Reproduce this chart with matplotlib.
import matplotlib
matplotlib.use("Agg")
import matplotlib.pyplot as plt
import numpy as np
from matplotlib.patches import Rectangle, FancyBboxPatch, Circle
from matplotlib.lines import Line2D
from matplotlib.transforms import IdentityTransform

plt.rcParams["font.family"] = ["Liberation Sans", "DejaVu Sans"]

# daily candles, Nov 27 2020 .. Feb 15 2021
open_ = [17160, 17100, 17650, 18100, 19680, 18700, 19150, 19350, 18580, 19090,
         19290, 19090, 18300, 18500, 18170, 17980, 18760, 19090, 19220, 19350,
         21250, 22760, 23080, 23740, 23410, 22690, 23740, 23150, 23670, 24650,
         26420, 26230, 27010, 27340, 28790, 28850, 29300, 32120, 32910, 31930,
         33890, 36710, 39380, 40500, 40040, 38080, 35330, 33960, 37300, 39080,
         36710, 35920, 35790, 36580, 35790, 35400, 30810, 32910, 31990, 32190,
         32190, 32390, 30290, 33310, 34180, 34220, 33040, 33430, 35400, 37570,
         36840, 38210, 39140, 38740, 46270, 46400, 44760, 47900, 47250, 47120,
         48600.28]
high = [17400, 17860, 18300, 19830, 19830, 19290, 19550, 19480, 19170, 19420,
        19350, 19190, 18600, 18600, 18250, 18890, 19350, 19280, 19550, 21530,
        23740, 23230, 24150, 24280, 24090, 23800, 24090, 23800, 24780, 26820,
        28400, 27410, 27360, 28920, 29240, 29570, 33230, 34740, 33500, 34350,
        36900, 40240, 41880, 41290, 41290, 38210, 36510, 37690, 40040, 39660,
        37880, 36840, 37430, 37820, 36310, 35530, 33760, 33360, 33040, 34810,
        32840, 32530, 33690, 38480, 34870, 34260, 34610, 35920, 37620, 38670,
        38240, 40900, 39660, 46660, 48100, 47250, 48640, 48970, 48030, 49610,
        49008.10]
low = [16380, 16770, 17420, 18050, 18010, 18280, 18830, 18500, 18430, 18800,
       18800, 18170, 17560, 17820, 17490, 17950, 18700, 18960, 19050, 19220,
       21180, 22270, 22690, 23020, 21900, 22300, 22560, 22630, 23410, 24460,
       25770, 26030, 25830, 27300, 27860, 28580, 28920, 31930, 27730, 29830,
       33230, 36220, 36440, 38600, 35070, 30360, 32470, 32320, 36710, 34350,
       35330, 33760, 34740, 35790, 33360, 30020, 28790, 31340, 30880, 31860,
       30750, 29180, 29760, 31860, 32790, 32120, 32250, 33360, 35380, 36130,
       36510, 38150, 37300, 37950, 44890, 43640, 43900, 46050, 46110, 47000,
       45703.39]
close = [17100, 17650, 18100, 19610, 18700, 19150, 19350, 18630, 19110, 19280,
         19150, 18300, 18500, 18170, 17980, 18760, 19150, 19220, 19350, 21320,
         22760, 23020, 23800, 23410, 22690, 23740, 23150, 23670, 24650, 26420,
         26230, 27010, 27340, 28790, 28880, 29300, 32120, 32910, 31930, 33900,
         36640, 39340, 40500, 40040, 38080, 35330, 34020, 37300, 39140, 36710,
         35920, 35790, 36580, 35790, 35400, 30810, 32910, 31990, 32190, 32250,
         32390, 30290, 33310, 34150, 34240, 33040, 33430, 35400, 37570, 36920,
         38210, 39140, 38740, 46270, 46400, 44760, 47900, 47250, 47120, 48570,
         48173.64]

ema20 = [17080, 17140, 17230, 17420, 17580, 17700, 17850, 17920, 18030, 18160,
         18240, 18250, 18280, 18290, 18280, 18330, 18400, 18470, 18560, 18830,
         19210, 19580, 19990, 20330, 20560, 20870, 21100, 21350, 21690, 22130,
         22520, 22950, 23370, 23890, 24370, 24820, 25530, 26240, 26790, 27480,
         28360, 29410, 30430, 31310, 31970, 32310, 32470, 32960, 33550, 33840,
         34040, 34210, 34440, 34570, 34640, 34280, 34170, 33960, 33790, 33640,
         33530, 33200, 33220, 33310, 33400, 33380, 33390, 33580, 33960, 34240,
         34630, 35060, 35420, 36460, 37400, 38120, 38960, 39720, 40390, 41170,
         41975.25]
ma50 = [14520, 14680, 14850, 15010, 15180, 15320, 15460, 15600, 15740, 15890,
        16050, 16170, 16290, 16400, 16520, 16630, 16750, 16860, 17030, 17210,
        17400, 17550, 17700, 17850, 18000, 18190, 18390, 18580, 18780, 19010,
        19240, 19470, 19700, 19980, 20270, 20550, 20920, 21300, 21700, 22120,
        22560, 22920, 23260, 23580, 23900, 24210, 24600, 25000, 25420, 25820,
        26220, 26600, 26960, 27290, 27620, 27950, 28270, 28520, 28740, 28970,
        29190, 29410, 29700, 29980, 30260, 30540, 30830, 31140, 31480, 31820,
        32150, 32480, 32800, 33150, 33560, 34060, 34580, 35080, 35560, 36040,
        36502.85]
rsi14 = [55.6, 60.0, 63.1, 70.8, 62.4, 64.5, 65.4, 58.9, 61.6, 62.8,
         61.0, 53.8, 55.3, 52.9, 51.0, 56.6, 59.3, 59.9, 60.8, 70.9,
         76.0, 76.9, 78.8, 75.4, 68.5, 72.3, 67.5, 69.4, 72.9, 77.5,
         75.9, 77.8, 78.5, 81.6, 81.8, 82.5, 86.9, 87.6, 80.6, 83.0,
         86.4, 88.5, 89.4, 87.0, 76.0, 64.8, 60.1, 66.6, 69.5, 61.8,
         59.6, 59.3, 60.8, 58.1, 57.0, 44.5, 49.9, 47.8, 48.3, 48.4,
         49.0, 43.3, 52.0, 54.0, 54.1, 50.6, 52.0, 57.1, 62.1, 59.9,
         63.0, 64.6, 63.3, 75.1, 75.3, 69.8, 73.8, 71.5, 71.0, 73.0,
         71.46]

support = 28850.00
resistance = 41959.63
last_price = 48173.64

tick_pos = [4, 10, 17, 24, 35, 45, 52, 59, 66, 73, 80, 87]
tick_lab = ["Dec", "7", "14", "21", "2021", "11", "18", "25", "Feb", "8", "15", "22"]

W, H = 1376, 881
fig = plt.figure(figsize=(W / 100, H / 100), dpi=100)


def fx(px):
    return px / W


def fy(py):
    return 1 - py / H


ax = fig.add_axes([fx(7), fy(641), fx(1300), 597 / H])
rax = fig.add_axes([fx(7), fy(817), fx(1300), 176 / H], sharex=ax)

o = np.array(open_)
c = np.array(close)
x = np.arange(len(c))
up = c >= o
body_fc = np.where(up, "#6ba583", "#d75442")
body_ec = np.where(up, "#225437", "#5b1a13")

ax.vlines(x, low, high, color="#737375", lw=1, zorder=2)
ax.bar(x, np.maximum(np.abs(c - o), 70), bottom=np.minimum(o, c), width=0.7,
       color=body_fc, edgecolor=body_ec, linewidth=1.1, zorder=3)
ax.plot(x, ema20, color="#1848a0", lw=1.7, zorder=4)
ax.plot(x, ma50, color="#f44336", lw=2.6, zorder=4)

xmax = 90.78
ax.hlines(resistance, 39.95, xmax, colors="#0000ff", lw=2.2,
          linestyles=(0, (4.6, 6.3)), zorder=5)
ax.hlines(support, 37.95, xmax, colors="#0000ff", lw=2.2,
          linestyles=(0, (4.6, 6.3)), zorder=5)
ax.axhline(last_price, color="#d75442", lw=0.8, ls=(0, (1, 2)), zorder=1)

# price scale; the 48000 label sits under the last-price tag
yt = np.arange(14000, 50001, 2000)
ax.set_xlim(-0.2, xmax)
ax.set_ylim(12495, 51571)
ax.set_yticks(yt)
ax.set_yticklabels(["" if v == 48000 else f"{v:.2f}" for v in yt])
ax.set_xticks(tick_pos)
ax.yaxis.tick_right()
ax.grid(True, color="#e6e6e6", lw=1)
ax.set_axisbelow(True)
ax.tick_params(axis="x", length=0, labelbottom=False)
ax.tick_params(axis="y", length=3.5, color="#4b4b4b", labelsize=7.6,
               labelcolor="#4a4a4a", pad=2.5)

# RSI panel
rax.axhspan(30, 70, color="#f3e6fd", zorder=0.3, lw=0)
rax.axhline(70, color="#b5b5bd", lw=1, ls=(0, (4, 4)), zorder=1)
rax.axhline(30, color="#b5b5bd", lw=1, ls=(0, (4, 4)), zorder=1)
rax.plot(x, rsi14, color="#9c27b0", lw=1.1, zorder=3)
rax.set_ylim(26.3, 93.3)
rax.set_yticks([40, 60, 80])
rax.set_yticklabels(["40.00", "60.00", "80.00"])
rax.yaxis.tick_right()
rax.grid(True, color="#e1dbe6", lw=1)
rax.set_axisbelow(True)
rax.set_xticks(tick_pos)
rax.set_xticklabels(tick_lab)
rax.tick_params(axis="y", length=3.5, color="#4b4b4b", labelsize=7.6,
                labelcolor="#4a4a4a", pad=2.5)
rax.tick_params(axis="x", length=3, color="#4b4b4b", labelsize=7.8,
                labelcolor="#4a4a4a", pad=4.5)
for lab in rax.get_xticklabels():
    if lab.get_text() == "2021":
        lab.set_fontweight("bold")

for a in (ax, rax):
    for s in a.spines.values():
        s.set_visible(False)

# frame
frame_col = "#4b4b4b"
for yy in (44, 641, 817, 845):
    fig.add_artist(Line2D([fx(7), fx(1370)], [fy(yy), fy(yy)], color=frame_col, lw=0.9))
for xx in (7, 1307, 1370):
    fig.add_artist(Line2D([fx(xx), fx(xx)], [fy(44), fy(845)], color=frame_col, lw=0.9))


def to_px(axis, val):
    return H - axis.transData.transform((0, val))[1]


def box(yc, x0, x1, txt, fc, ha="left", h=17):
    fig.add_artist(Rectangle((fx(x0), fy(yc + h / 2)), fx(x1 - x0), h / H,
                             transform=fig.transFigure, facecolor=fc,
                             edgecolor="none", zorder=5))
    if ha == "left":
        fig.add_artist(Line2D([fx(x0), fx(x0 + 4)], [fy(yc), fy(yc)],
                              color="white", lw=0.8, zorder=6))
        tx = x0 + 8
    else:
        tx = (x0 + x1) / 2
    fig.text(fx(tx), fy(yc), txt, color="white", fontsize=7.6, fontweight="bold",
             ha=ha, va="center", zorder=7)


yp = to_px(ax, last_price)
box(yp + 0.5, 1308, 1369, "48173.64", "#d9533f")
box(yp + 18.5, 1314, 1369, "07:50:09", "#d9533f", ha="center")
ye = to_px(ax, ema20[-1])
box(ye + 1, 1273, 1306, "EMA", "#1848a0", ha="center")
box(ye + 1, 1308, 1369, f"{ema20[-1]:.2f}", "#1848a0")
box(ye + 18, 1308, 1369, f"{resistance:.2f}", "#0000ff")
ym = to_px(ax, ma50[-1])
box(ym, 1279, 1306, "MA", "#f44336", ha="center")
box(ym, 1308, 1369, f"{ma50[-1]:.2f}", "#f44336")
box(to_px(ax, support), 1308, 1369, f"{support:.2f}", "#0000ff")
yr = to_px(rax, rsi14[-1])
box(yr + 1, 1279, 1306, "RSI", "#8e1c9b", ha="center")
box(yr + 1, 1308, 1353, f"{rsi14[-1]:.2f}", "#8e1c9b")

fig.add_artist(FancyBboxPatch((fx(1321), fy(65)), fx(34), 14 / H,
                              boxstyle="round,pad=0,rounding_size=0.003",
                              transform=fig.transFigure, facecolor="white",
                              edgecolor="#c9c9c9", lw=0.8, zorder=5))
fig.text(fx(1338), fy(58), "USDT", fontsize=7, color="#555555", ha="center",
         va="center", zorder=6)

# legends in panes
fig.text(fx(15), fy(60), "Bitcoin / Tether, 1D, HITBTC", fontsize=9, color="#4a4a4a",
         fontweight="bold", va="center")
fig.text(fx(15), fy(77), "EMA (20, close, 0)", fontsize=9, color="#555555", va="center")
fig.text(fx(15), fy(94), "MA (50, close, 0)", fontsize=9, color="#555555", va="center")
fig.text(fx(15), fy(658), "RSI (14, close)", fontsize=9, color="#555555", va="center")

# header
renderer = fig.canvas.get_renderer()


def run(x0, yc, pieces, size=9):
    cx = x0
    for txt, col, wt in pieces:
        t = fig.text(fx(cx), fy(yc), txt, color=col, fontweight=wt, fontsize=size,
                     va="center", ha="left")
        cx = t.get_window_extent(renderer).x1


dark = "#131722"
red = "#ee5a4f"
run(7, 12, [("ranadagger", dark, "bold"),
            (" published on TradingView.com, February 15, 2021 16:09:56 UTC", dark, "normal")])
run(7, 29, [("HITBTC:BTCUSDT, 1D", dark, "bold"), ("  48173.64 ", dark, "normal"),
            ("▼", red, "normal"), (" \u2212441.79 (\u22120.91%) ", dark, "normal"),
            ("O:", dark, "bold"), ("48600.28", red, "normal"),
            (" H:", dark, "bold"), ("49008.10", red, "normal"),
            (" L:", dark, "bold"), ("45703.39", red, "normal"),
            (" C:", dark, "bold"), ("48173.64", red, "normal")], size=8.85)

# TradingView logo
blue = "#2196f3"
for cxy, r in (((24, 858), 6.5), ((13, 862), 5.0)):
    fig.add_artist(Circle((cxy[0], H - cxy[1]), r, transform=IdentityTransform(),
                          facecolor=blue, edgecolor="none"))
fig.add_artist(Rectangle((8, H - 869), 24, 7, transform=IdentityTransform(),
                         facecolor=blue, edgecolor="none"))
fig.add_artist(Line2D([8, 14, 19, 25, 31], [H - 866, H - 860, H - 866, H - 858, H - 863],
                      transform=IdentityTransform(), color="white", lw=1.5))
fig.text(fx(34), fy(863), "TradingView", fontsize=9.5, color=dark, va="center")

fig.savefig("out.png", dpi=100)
———
### Task description:
Your answer should be a single number: the count of lines containing the word "matplotlib".

### Correct response:
7